Hi everyone,

I have the following question that needs confirmation and clarification. This is a review for my elementary differential equations course.

Question: Which of the following sets of vectors are linearly independent?

A. [ 18 ] , [ -9 ]

[ -8 ] , [ 4 ]

B. [ 5 ] , [ -6 ] , [ -1 ]

[ -9 ] , [ -5 ] , [ -14 ]

[ -3 ] , [ 7 ] , [ 4 ]

C. [ 6 ] , [ 3 ] , [ 2 ]

[ -7 ] , [ 8 ] , [ 4 ]

[ 0 ] , [ 0 ] , [ 0 ]

D. [ 1 ] , [ 6 ]

[ 3 ] , [ 1 ]

E. [ 8 ]

[ 2 ]

F. [ 0 ] , [ 5 ]

[ 0 ] , [ -7 ]

Attempt At solving:

A. Since the second matrix is a scalar multiple of the first matrix, the must be linearly dependent so that one is out.

B. If you add together matrix one and matrix 2 together, the result is the 3rd vector which is a linear combination of other vectors in the set so therefore must be linearly dependent as well.

C. None of the vectors in this set are deemed a scalar multiple or a linear combination so must be said as linearly independent.

D. Same as the C.

E. I'm not entirely sure on this one, but would it require at least 2 vectors to be considered as linearly independent?
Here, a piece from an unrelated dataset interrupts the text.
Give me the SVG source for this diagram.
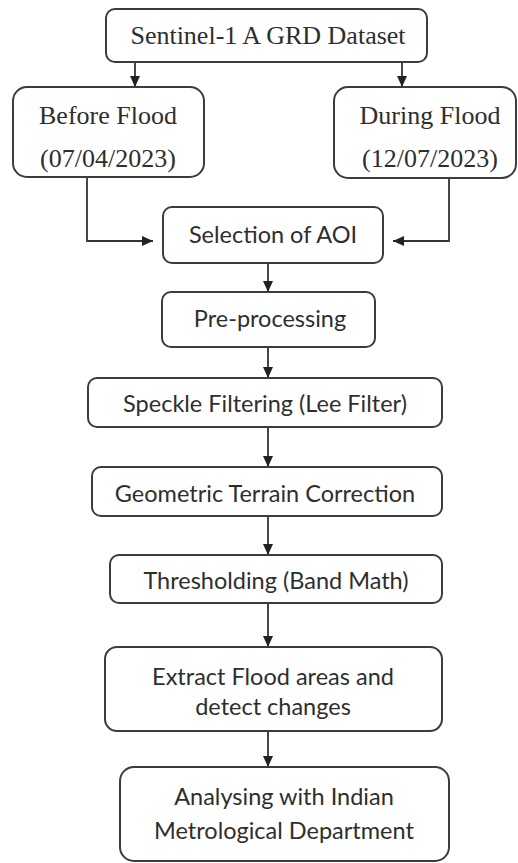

F. F should not be because there is not a leading 1 so it cannot be linearly independent.

I would like to know which ones I have chosen are correct and which reasoning I have stated above are wrong as this is a review for my differential equations course. I did not previously learnt his material in linear algebra so i am not entirely sure!